>>>>>

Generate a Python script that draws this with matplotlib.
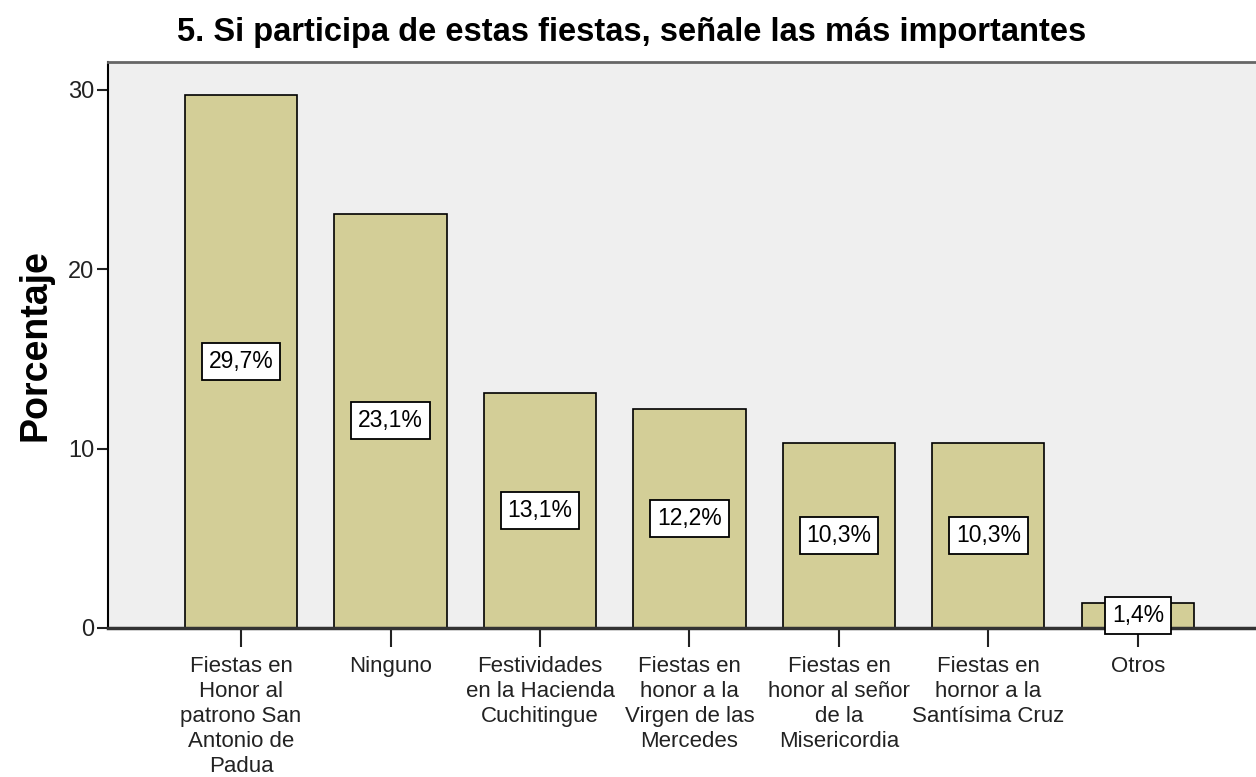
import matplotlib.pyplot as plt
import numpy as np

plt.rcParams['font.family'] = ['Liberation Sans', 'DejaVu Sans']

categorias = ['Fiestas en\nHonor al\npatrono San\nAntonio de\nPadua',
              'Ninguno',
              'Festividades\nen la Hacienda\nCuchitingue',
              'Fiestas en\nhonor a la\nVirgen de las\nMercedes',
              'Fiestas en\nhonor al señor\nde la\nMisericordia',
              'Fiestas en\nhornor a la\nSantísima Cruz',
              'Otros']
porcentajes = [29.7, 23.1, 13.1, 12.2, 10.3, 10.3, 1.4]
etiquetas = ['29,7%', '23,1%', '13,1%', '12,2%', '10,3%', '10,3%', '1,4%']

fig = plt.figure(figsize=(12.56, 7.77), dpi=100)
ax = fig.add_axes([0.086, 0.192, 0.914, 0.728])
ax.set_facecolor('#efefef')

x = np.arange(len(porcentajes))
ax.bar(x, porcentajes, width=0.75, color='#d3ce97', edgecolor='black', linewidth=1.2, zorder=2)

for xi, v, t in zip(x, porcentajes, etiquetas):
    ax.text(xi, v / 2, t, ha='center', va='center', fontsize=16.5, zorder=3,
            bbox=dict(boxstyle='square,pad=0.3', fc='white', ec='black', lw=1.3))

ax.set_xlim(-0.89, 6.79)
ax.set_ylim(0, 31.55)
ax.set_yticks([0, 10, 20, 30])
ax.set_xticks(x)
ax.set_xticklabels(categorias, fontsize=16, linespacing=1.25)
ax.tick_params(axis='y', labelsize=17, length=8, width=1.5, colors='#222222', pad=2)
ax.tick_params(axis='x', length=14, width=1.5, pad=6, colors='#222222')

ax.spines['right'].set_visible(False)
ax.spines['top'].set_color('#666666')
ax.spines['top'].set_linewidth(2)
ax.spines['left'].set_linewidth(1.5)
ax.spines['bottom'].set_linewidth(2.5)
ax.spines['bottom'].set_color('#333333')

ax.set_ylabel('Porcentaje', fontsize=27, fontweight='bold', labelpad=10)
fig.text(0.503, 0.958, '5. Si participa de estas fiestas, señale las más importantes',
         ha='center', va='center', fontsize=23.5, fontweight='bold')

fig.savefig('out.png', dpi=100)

<<<<<

▸ **THE EXERCISE**
Write out each line of the data exactly; the images should be left out.

▸ **COMPLETED EXERCISE**
Generate a Python script that draws this with matplotlib.
import matplotlib.pyplot as plt
import numpy as np

plt.rcParams['font.family'] = ['Liberation Sans', 'DejaVu Sans']

categorias = ['Fiestas en\nHonor al\npatrono San\nAntonio de\nPadua',
              'Ninguno',
              'Festividades\nen la Hacienda\nCuchitingue',
              'Fiestas en\nhonor a la\nVirgen de las\nMercedes',
              'Fiestas en\nhonor al señor\nde la\nMisericordia',
              'Fiestas en\nhornor a la\nSantísima Cruz',
              'Otros']
porcentajes = [29.7, 23.1, 13.1, 12.2, 10.3, 10.3, 1.4]
etiquetas = ['29,7%', '23,1%', '13,1%', '12,2%', '10,3%', '10,3%', '1,4%']

fig = plt.figure(figsize=(12.56, 7.77), dpi=100)
ax = fig.add_axes([0.086, 0.192, 0.914, 0.728])
ax.set_facecolor('#efefef')

x = np.arange(len(porcentajes))
ax.bar(x, porcentajes, width=0.75, color='#d3ce97', edgecolor='black', linewidth=1.2, zorder=2)

for xi, v, t in zip(x, porcentajes, etiquetas):
    ax.text(xi, v / 2, t, ha='center', va='center', fontsize=16.5, zorder=3,
            bbox=dict(boxstyle='square,pad=0.3', fc='white', ec='black', lw=1.3))

ax.set_xlim(-0.89, 6.79)
ax.set_ylim(0, 31.55)
ax.set_yticks([0, 10, 20, 30])
ax.set_xticks(x)
ax.set_xticklabels(categorias, fontsize=16, linespacing=1.25)
ax.tick_params(axis='y', labelsize=17, length=8, width=1.5, colors='#222222', pad=2)
ax.tick_params(axis='x', length=14, width=1.5, pad=6, colors='#222222')

ax.spines['right'].set_visible(False)
ax.spines['top'].set_color('#666666')
ax.spines['top'].set_linewidth(2)
ax.spines['left'].set_linewidth(1.5)
ax.spines['bottom'].set_linewidth(2.5)
ax.spines['bottom'].set_color('#333333')

ax.set_ylabel('Porcentaje', fontsize=27, fontweight='bold', labelpad=10)
fig.text(0.503, 0.958, '5. Si participa de estas fiestas, señale las más importantes',
         ha='center', va='center', fontsize=23.5, fontweight='bold')

fig.savefig('out.png', dpi=100)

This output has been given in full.